San Bernardino settlement: Pension obligation bondholders to get 40%

San Bernandino seal

San Bernardino will pay the holders of its pension obligation bonds 40 percent of what they’re owed, reducing the total payments to one of its largest creditors by about $45 million, according to a settlement between the bankrupt city and those creditors.

The deal came after the city, which filed for bankruptcy in 2012, pushed for a year for a plan that would pay 1 percent to the bondholders. Meanwhile, those bondholders pursued a lawsuit to get something like the 100 percent repayment that the city agreed to for the California Public Employees’ Retirement System.

“The settlement will end the costly legal battles between the City and the settling creditors over confirmation of the City’s Chapter 9 Plan of Adjustment, as well as how much the creditors are to be paid,” City Attorney Gary Saenz said in a written statement.

Indeed, the last year of bankruptcy hearings have often featured a clash between “Wall Street” and the city, with a greater battle over the city’s plan to exit bankruptcy widely expected if some settlements weren’t reached.

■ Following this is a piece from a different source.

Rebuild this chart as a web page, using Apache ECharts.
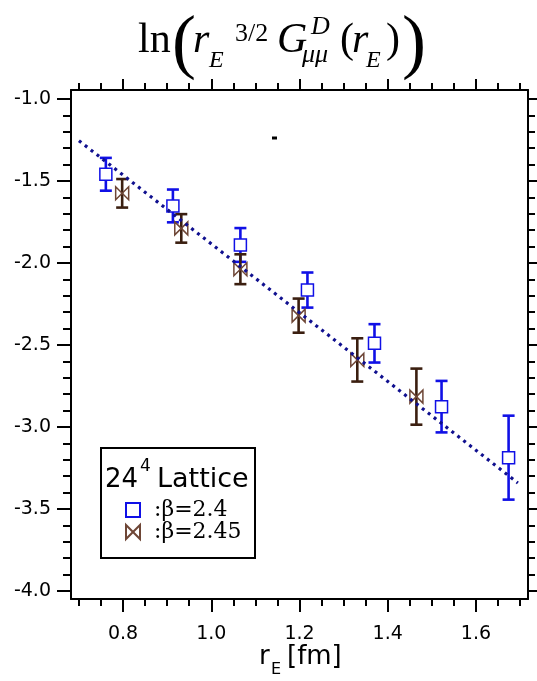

According to the nine-page settlement agreement, those creditors — the Luxembourg-based bank known by its initials, EEPK, and Ambac Assurance Corporation — drop their litigation against the city and release it from any future liability related to the pension obligation bonds.

They also agree to support the city’s disclosure statement — an amended version of which is due to bankruptcy court Wednesday, and which they had earlier objected to parts of.

The city agrees to pay its debt over a 30-year period beginning one year after U.S. Bankruptcy Judge Meredith Jury approves its exit from bankruptcy.

That allows for additional investment in public safety of about $2 million per year, the city said in a news release.

The debts spring from bonds the city issued in 2005 to pay for its pension obligations.

The settlement was reached in mediation under Judge Gregg Zive. The City Council approved the agreement in closed session March 21, with Saenz announcing at that meeting that a settlement was reached but not releasing the terms until Tuesday evening.